Second Appeal | State of Rajasthan v. Shiv Dayal, C.A. No. 7363 of 2000 14-08-2019 SC

SUPREME COURT OF INDIAAbhay Manohar Sapre & R. Subhash Reddy, JJ. C.A. No.7363 of 2000 with C.A. No.7364 of 2000 and C.A. No.7365 of 2000 14-08-2019 

The Code of Civil Procedure, 1908 – Section 100 – Second Appeal – “Concurrent Finding of Fact” – It is not the principle of law that where the High Court finds that there is a concurrent finding of two Courts (whether of dismissal or decreeing of the suit), such finding becomes unassailable in the second appeal.

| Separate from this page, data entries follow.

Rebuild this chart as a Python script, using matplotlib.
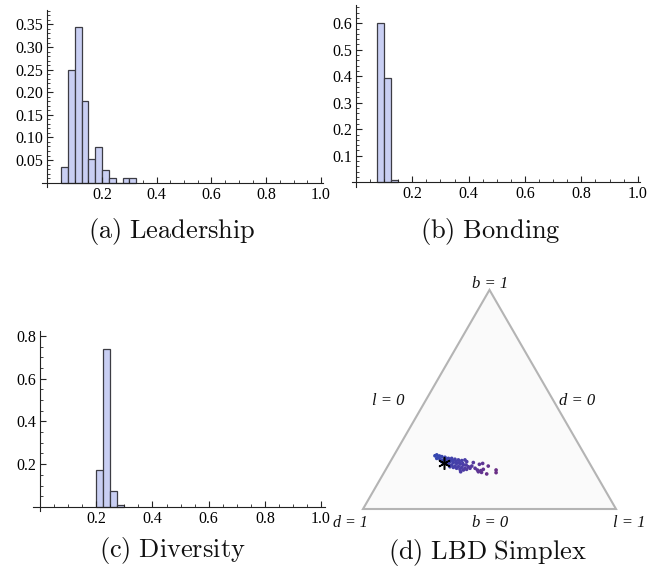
import numpy as np
import matplotlib
matplotlib.use("Agg")
import matplotlib.pyplot as plt
from matplotlib.ticker import MultipleLocator, FixedLocator
from matplotlib.colors import LinearSegmentedColormap

plt.rcParams["mathtext.fontset"] = "cm"

W, H = 648, 577
DPI = 100

# ---- histogram data (fraction of runs per bin, bin width 0.025) ----
bin_width = 0.025
leadership_start = 0.05
leadership_freq = [0.035, 0.250, 0.345, 0.181, 0.052, 0.078, 0.027, 0.010, 0.0, 0.010, 0.010]

bonding_start = 0.075
bonding_freq = [0.600, 0.392, 0.008]

diversity_start = 0.20
diversity_freq = [0.175, 0.740, 0.075, 0.010]

# ---- simplex points (l, b); d = 1 - l - b ----
simplex_l = [0.163, 0.168, 0.181, 0.192, 0.206, 0.222, 0.235, 0.250, 0.265, 0.280,
             0.291, 0.302, 0.176, 0.191, 0.206, 0.220, 0.236, 0.251, 0.266, 0.281,
             0.296, 0.203, 0.220, 0.235, 0.250, 0.266, 0.280, 0.295, 0.310, 0.247,
             0.262, 0.277, 0.293, 0.308, 0.225, 0.180, 0.197, 0.215, 0.229, 0.244,
             0.260, 0.275, 0.290, 0.307, 0.320, 0.330, 0.319, 0.301, 0.330, 0.358,
             0.369, 0.397, 0.350, 0.363, 0.378, 0.385, 0.409, 0.437, 0.443, 0.332,
             0.371, 0.385]
simplex_b = [0.243, 0.247, 0.242, 0.239, 0.236, 0.231, 0.231, 0.227, 0.224, 0.221,
             0.224, 0.216, 0.231, 0.227, 0.224, 0.221, 0.216, 0.212, 0.208, 0.205,
             0.201, 0.216, 0.208, 0.205, 0.201, 0.196, 0.193, 0.190, 0.186, 0.193,
             0.190, 0.186, 0.181, 0.178, 0.212, 0.236, 0.221, 0.227, 0.224, 0.221,
             0.216, 0.212, 0.208, 0.201, 0.193, 0.186, 0.181, 0.170, 0.212, 0.204,
             0.208, 0.196, 0.186, 0.178, 0.175, 0.181, 0.160, 0.178, 0.166, 0.196,
             0.170, 0.167]
star_l, star_b = 0.214, 0.212

captions = ["(a) Leadership", "(b) Bonding", "(c) Diversity", "(d) LBD Simplex"]

BAR_FACE = "#c9cff3"
BAR_EDGE = "#3c3c44"
TICK_FONT = dict(family="Liberation Serif", size=11.5)

fig = plt.figure(figsize=(W / DPI, H / DPI), dpi=DPI)


def add_px_axes(left, top, right, bottom):
    return fig.add_axes([left / W, 1 - bottom / H, (right - left) / W, (bottom - top) / H])


def hist_panel(rect, start, freq, xlim, ylim, ymajor, yminor):
    ax = add_px_axes(*rect)
    edges = start + bin_width * np.arange(len(freq))
    ax.bar(edges, freq, width=bin_width, align="edge",
           facecolor=BAR_FACE, edgecolor=BAR_EDGE, linewidth=0.9)
    ax.set_xlim(*xlim)
    ax.set_ylim(*ylim)
    for s in ("top", "right"):
        ax.spines[s].set_visible(False)
    ax.spines["left"].set_position(("data", 0))
    ax.spines["bottom"].set_position(("data", 0))
    for s in ("left", "bottom"):
        ax.spines[s].set_linewidth(0.8)
        ax.spines[s].set_color("#222222")
    ax.patch.set_alpha(0)
    ax.xaxis.set_major_locator(FixedLocator([0.2, 0.4, 0.6, 0.8, 1.0]))
    ax.xaxis.set_minor_locator(MultipleLocator(0.05))
    yt = [v for v in np.arange(ymajor, ylim[1] + 1e-9, ymajor)]
    ax.yaxis.set_major_locator(FixedLocator(yt))
    ax.yaxis.set_minor_locator(MultipleLocator(yminor))
    ax.tick_params(which="major", direction="in", length=4.5, width=0.8, color="#222222", pad=3)
    ax.tick_params(which="minor", direction="in", length=2.2, width=0.6, color="#222222")
    ax.set_xticklabels(["0.2", "0.4", "0.6", "0.8", "1.0"], **TICK_FONT)
    dec = 2 if ymajor < 0.1 else 1
    ax.set_yticklabels([f"{v:.{dec}f}" for v in yt], **TICK_FONT)
    return ax


# (a) Leadership
hist_panel((41.8, 10, 322.8, 186.7), leadership_start, leadership_freq,
           (-0.0205, 1.007), (-0.009, 0.382), 0.05, 0.01)
# (b) Bonding
hist_panel((351.7, 5, 640, 186.7), bonding_start, bonding_freq,
           (-0.015, 1.008), (-0.017, 0.669), 0.1, 0.02)
# (c) Diversity
hist_panel((33.3, 330.7, 325, 511), diversity_start, diversity_freq,
           (-0.024, 1.014), (-0.019, 0.824), 0.2, 0.05)

# (d) LBD simplex: vertices d=1 (0,0), l=1 (1,0), b=1 (0.5, sqrt(3)/2)
ax = add_px_axes(330, 270, 648, 540)
ax.set_xlim((330 - 363) / 253, (648 - 363) / 253)
ax.set_ylim((509 - 540) / 253, (509 - 270) / 253)
ax.set_axis_off()
h = np.sqrt(3) / 2
tri = plt.Polygon([[0, 0], [1, 0], [0.5, h]], closed=True,
                  facecolor="#fafafa", edgecolor="#b4b4b4", linewidth=1.5)
ax.add_patch(tri)

sl = np.array(simplex_l)
sb = np.array(simplex_b)
px = sl + 0.5 * sb
py = h * sb
cmap = LinearSegmentedColormap.from_list("lbd", ["#3448b0", "#4a3ea8", "#6a2f86"])
ax.scatter(px, py, c=sl, cmap=cmap, vmin=0.16, vmax=0.42, s=7, linewidths=0, zorder=3)
ax.plot([star_l + 0.5 * star_b], [h * star_b], marker=(6, 2, 0), color="black",
        markersize=9, markeredgewidth=1.1, zorder=4)

LBL = dict(family="Liberation Serif", style="italic", size=12, color="#111111")
ax.text(0.502, 0.889, "b = 1", ha="center", va="center", **LBL)
ax.text(0.099, 0.427, "l = 0", ha="center", va="center", **LBL)
ax.text(0.846, 0.427, "d = 0", ha="center", va="center", **LBL)
ax.text(0.018, -0.055, "d = 1", ha="right", va="center", fontsize=11.5,
        **{k: v for k, v in LBL.items() if k != "size"})
ax.text(0.502, -0.055, "b = 0", ha="center", va="center", **LBL)
ax.text(0.988, -0.055, "l = 1", ha="left", va="center", **LBL)

# captions
cap_pos = [(172, 232), (490, 232), (172, 551), (488, 552)]
for (cx, cy), cap in zip(cap_pos, captions):
    fig.text(cx / W, 1 - cy / H, r"$\mathrm{" + cap.replace(" ", r"\ ") + "}$",
             ha="center", va="center", fontsize=19, color="#111111")

fig.savefig("out.png", dpi=DPI)
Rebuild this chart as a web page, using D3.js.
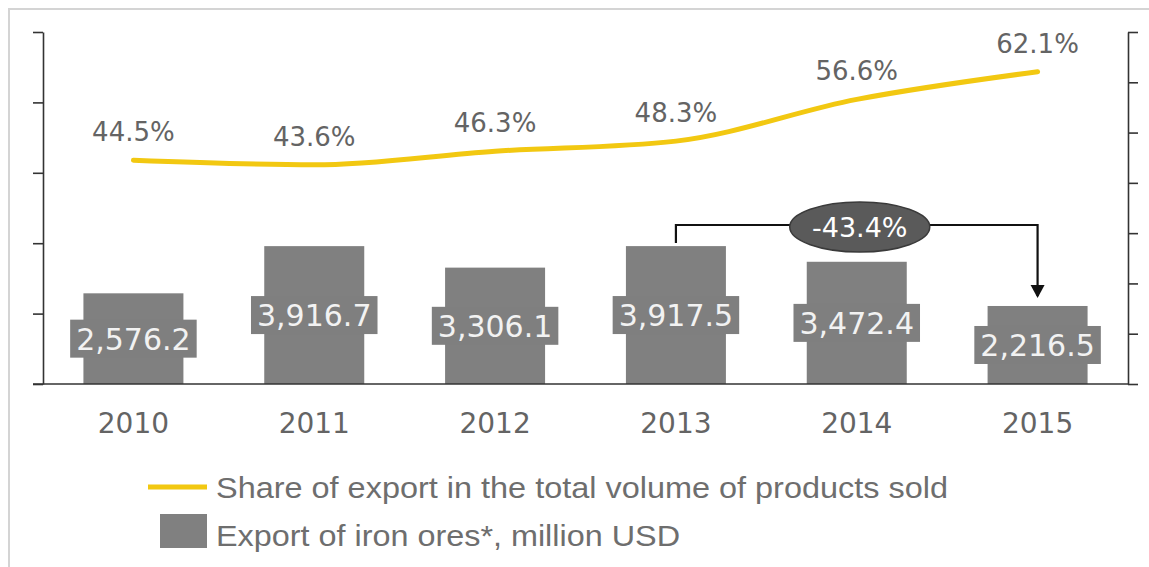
<!DOCTYPE html>
<html><head><meta charset="utf-8">
<script src="https://cdn.jsdelivr.net/npm/d3@7"></script>
<style>html,body{margin:0;padding:0;background:#fff;}svg{display:block;}</style>
</head><body>
<svg id="chart" width="1149" height="567"></svg>
<script>
const years = ["2010","2011","2012","2013","2014","2015"];
const exportValues = [2576.2, 3916.7, 3306.1, 3917.5, 3472.4, 2216.5];
const exportLabels = ["2,576.2","3,916.7","3,306.1","3,917.5","3,472.4","2,216.5"];
const shareValues = [44.5, 43.6, 46.3, 48.3, 56.6, 62.1];
const shareLabels = ["44.5%","43.6%","46.3%","48.3%","56.6%","62.1%"];
const leftTicks = [0, 2000, 4000, 6000, 8000, 10000];
const rightTicks = [0, 10, 20, 30, 40, 50, 60, 70];
const legendLabels = ["Share of export in the total volume of products sold", "Export of iron ores*, million USD"];
const changeLabel = "-43.4%";

const svg = d3.select("#chart");
const FONT = "'DejaVu Sans', Verdana, sans-serif";

// frame
svg.append("rect").attr("x",9).attr("y",9).attr("width",1160).attr("height",600)
  .attr("fill","none").attr("stroke","#d4d4d4").attr("stroke-width",2);

const x = d3.scaleBand().domain(years).range([43,1128]).paddingInner(0.447).paddingOuter(0.2235);
const yL = d3.scaleLinear().domain([0,10000]).range([384,32]);
const yR = d3.scaleLinear().domain([0,70]).range([384,32]);

// bars
svg.selectAll("rect.bar").data(years).join("rect").attr("class","bar")
  .attr("x",d=>x(d)).attr("width",x.bandwidth())
  .attr("y",(d,i)=>yL(exportValues[i])).attr("height",(d,i)=>yL(0)-yL(exportValues[i]))
  .attr("fill","#808080");

// axes
const axL = svg.append("g").attr("transform","translate(43,0)")
  .call(d3.axisLeft(yL).tickValues(leftTicks).tickSize(10).tickFormat("").tickSizeOuter(0));
const axR = svg.append("g").attr("transform","translate(1128,0)")
  .call(d3.axisRight(yR).tickValues(rightTicks).tickSize(10).tickFormat("").tickSizeOuter(0));
[axL,axR].forEach(a=>{a.selectAll("path,line").attr("stroke","#333").attr("stroke-width",1.6);});
// baseline
svg.append("line").attr("x1",33).attr("x2",1128).attr("y1",yL(0)).attr("y2",yL(0))
  .attr("stroke","#333").attr("stroke-width",1.6);

// x labels
const axB = svg.append("g").attr("transform",`translate(0,${yL(0)})`)
  .call(d3.axisBottom(x).tickSize(0).tickPadding(0));
axB.select("path").remove();
axB.selectAll("text").attr("dy",null).attr("y",49).attr("font-family",FONT).attr("font-size",28).attr("fill","#646464");

// bar labels with boxes
years.forEach((yr,i)=>{
  const cx = x(yr)+x.bandwidth()/2;
  const cy = (yL(exportValues[i])+yL(0))/2;
  const g = svg.append("g");
  const r = g.append("rect").attr("fill","#7f7f7f");
  const t = g.append("text").attr("x",cx).attr("y",cy+11).attr("text-anchor","middle")
    .attr("font-family",FONT).attr("font-size",30).attr("fill","#f2f2f2").text(exportLabels[i]);
  const w = t.node().getComputedTextLength();
  r.attr("x",cx-w/2-6).attr("y",cy-19).attr("width",w+12).attr("height",38);
});

// line
const line = d3.line().x((d,i)=>x(years[i])+x.bandwidth()/2).y(d=>yR(d)).curve(d3.curveMonotoneX);
svg.append("path").datum(shareValues).attr("d",line).attr("fill","none")
  .attr("stroke","#F2C811").attr("stroke-width",5).attr("stroke-linecap","round");
svg.selectAll("text.pct").data(shareValues).join("text").attr("class","pct")
  .attr("x",(d,i)=>x(years[i])+x.bandwidth()/2).attr("y",d=>yR(d)-19)
  .attr("text-anchor","middle").attr("font-family",FONT).attr("font-size",26).attr("fill","#646464")
  .text((d,i)=>shareLabels[i]);

// change annotation 2013 -> 2015
const x13 = x("2013")+x.bandwidth()/2, x15 = x("2015")+x.bandwidth()/2;
const yTop = 225;
svg.append("path").attr("d",`M${x13},${yL(exportValues[3])-3}V${yTop}H${x15}V${yL(exportValues[5])-10}`)
  .attr("fill","none").attr("stroke","#111").attr("stroke-width",2.2);
const tipY = yL(exportValues[5])-8;
svg.append("path").attr("d",`M${x15-7},${tipY-13}L${x15+7},${tipY-13}L${x15},${tipY}Z`).attr("fill","#111");
const ecx = (x13+x15)/2 + 3;
svg.append("ellipse").attr("cx",ecx).attr("cy",227).attr("rx",70).attr("ry",25)
  .attr("fill","#5a5a5a").attr("stroke","#3a3a3a").attr("stroke-width",1.5);
svg.append("text").attr("x",ecx).attr("y",237).attr("text-anchor","middle")
  .attr("font-family",FONT).attr("font-size",27).attr("fill","#fff").text(changeLabel);

// legend
svg.append("line").attr("x1",148).attr("x2",207).attr("y1",487).attr("y2",487)
  .attr("stroke","#F2C811").attr("stroke-width",5);
svg.append("rect").attr("x",160).attr("y",514).attr("width",47).attr("height",34).attr("fill","#808080");
const legW = [732, 464];
legendLabels.forEach((l,i)=>{
  svg.append("text").attr("x",216).attr("y",498+i*48)
    .attr("font-family","'Liberation Sans Narrow','Liberation Sans',Arial,sans-serif")
    .attr("font-size",30).attr("fill","#6e6e6e")
    .attr("textLength",legW[i]).attr("lengthAdjust","spacingAndGlyphs").text(l);
});
</script>
</body></html>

True it is as has been laid down by this Court in several decisions that “concurrent finding of fact” is usually binding on the High Court while hearing the second appeal under Section 100 of the Code of Civil Procedure, 1908. However, this rule of law is subject to certain well known exceptions mentioned infra. It is a trite law that in order to record any finding on the facts, the Trial Court is required to appreciate the entire evidence (oral and documentary) in the light of the pleadings of the parties. Similarly, it is also a trite law that the Appellate Court also has the jurisdiction to appreciate the evidence de novo while hearing the first appeal and either affirm the finding of the Trial Court or reverse it. If the Appellate Court affirms the finding, it is called “concurrent finding of fact” whereas if the finding is reversed, it is called “reversing finding”. These expressions are well known in the legal parlance. When any concurrent finding of fact is assailed in second appeal, the appellant is entitled to point out that it is bad in law because it was recorded de hors the pleadings or it was based on no evidence or it was based on misreading of material documentary evidence or it was recorded against any provision of law and lastly, the decision is one which no Judge acting judicially could reasonably have reached. In our opinion, if any one or more ground, as mentioned above, is made out in an appropriate case on the basis of the pleading and evidence, such ground will constitute substantial question of law within the meaning of Section 100 of the Code. [Paras 17 – 22]




The Mines and Minerals (Development & Regulation) Act, 1957 – The Code of Civil Procedure, 1908 – Section 100 – Second Appeal – “Concurrent Finding of Fact”.

The following are the questions which do arise for consideration in the suit/appeal for proper adjudication of the rights of the parties to the suit and are in the nature of substantial questions within the meaning of Section 100 of the Code.

1. Whether the suit land was a part of a protected Forest area, i.e., Forest land and, if so, whether the parties satisfied all the statutory provisions of the Forest Laws enacted by the Center and the State ?

2. Whether the suit land was a part of a Revenue land and, if so, whether the parties to the suit satisfied all the statutory provisions of the State Revenue Laws ?

3. Whether a mining lease of the suit land could be granted by the State to the plaintiff for carrying out the mining operation in accordance with the provisions of the MMRD Act and, if so, whether it satisfied all the statutory provisions of the MMRD Act read with relevant Forest and Revenue Laws ?

4. Whether a suit is hit by any provision of Forest Laws or MMRD Act or/and Revenue Laws expressly or by implication ?

5. whether the plaintiff on facts/evidence has proved that the suit land is a part of Revenue land and, therefore, it does not fall in the protected forest area and, if so, whether any prima facie case, balance of convenience and irreparable loss is made out for grant of permanent injunction in plaintiff’s favour ?

All the five questions enumerated above did arise in the case. As a matter of fact, the suit could not have been tried properly without deciding these questions in the light of the pleadings, evidence and the applicable laws mentioned above. The High Court, therefore, should have admitted the second appeal by framing appropriate substantial question(s) of law arising in the case and answered them on their respective merits rather than to dismiss the appeals without considering any of the aforementioned questions.